Что надо выбираться во двор.
Звать на помощь.
Или вылезать в окно... ей нянюшка говорила, что дети, которые при пожарах прячутся, сгорают. Разве она хочет сгореть? Но сил совсем нет. И еще очень страшно. Поэтому Аглая просто плачет и дергает маму за руку. Но та лежит. И тоже смотрит в потолок. Но под ней крови нет.
...это потому что целители умеют убивать бескровно.

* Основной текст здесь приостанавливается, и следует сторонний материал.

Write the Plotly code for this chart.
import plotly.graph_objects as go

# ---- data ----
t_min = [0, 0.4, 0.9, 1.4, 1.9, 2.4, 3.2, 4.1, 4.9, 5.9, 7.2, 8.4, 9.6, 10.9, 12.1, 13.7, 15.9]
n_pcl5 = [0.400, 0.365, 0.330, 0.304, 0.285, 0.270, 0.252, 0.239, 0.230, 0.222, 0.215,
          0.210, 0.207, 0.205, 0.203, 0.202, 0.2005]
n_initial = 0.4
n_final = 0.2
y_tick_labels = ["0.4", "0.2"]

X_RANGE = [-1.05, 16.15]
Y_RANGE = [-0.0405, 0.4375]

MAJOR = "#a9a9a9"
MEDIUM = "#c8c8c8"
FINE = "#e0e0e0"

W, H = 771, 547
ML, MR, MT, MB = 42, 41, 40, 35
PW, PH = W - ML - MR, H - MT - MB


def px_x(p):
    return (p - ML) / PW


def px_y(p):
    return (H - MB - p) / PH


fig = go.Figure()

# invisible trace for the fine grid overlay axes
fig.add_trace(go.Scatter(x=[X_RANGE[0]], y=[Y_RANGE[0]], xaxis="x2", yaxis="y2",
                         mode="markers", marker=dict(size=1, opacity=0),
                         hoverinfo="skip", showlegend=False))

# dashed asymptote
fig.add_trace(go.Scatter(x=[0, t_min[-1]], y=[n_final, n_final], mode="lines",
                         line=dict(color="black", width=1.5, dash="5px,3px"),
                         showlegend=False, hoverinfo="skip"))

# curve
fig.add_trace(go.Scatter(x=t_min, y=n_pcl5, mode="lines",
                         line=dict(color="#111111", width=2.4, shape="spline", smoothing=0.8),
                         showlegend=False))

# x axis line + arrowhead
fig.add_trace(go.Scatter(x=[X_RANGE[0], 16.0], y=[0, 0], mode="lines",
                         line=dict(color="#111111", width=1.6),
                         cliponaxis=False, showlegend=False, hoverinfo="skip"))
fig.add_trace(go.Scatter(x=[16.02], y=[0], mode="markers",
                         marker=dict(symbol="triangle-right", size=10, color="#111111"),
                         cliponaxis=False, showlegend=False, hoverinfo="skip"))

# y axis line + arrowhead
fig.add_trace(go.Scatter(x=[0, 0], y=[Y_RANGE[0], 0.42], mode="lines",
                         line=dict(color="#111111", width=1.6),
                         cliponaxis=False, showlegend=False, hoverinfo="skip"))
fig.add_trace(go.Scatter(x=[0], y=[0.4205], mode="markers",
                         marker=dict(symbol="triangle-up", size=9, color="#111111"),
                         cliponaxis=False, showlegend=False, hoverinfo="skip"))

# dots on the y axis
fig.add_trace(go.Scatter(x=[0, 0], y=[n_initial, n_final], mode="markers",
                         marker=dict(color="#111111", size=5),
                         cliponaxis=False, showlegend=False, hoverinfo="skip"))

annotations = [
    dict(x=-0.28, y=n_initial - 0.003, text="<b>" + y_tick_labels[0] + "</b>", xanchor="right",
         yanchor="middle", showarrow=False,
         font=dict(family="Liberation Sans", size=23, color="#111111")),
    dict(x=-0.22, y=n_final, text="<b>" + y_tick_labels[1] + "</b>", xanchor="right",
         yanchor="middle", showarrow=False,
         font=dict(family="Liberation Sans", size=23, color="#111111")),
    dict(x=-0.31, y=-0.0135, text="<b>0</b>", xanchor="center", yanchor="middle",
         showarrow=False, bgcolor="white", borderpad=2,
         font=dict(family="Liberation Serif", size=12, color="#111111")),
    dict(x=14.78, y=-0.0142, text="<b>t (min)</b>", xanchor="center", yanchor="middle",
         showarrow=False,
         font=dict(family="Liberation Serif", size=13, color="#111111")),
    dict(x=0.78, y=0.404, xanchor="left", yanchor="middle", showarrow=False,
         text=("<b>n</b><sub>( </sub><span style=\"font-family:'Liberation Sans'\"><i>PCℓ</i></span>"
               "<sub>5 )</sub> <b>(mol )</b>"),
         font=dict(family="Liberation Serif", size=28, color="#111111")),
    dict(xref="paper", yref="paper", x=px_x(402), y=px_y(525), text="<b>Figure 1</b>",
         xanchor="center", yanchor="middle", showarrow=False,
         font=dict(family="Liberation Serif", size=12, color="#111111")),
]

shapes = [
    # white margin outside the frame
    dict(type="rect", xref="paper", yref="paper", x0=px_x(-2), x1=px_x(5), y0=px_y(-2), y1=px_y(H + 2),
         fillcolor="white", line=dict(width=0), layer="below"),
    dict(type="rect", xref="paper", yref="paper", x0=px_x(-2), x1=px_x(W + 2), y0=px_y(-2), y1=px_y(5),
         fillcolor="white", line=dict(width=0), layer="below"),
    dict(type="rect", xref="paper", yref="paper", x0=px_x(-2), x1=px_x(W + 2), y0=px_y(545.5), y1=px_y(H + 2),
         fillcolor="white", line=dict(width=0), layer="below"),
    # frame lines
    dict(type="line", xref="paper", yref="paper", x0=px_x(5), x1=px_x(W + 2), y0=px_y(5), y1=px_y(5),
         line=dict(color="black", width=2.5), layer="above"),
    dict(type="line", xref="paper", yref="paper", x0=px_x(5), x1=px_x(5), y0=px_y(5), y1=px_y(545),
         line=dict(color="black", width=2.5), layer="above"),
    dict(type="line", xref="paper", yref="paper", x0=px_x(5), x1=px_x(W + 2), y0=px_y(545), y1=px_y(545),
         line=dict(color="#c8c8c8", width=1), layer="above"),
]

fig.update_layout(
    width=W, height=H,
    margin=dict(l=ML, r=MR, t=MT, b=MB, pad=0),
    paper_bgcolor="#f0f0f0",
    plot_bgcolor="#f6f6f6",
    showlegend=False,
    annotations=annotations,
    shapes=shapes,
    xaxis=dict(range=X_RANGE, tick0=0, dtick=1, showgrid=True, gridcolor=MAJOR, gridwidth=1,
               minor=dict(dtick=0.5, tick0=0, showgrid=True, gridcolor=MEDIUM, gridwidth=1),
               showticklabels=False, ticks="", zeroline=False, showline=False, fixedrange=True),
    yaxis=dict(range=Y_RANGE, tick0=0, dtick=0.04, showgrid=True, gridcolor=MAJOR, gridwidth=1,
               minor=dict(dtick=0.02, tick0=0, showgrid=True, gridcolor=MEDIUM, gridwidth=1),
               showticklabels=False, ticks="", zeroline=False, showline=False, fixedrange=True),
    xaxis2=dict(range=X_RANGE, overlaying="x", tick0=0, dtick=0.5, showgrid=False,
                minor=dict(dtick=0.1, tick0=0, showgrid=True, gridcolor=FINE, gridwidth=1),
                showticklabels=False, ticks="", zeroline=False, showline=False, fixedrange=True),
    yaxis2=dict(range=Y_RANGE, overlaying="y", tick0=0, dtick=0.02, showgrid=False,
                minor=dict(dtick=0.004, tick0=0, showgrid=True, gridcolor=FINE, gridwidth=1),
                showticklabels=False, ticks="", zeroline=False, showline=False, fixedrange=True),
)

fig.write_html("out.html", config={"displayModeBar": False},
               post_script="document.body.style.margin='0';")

Что ж, теперь она знает, что случилось.
Почти все.
И взглянув очередному призраку в глаза. Аглая сказала:
– Простите меня... пожалуйста.
Стало холодно.
А потом огонь вспыхнул вдруг ярко-ярко, жарко-жарко. И раздраженный женский голос произнес:
– И куда это ты сбежать вздумала? У нас тут между прочим конкурс... идет. И переворот тоже. Государственный.
Пламя было ласковым.
Всеобъемлющим.
И совершенно не страшным. Его хватит, чтобы напоить голодные души, а еще выслушать каждую. Забрать их боль. Кто сказал, что душам не нужно исцеление? А там... лица коснулось что-то мягкое, пуховое, и свяга сказала:
– Дальше я. Теперь они уйдут... почти все.
– А те, кто не захочет?
– На них моих сил хватит, - она вновь была нечеловеком, пожалуй, более нечеловеком, чем когда бы то ни было.
– На этих... другим... он сам заплатит цену.
И тут дворец содрогнулся. Аглая же подумала, что, верно, многое пропустила, но... в конце концов, она и вправду бесполезна в бою. А уж после... поможет.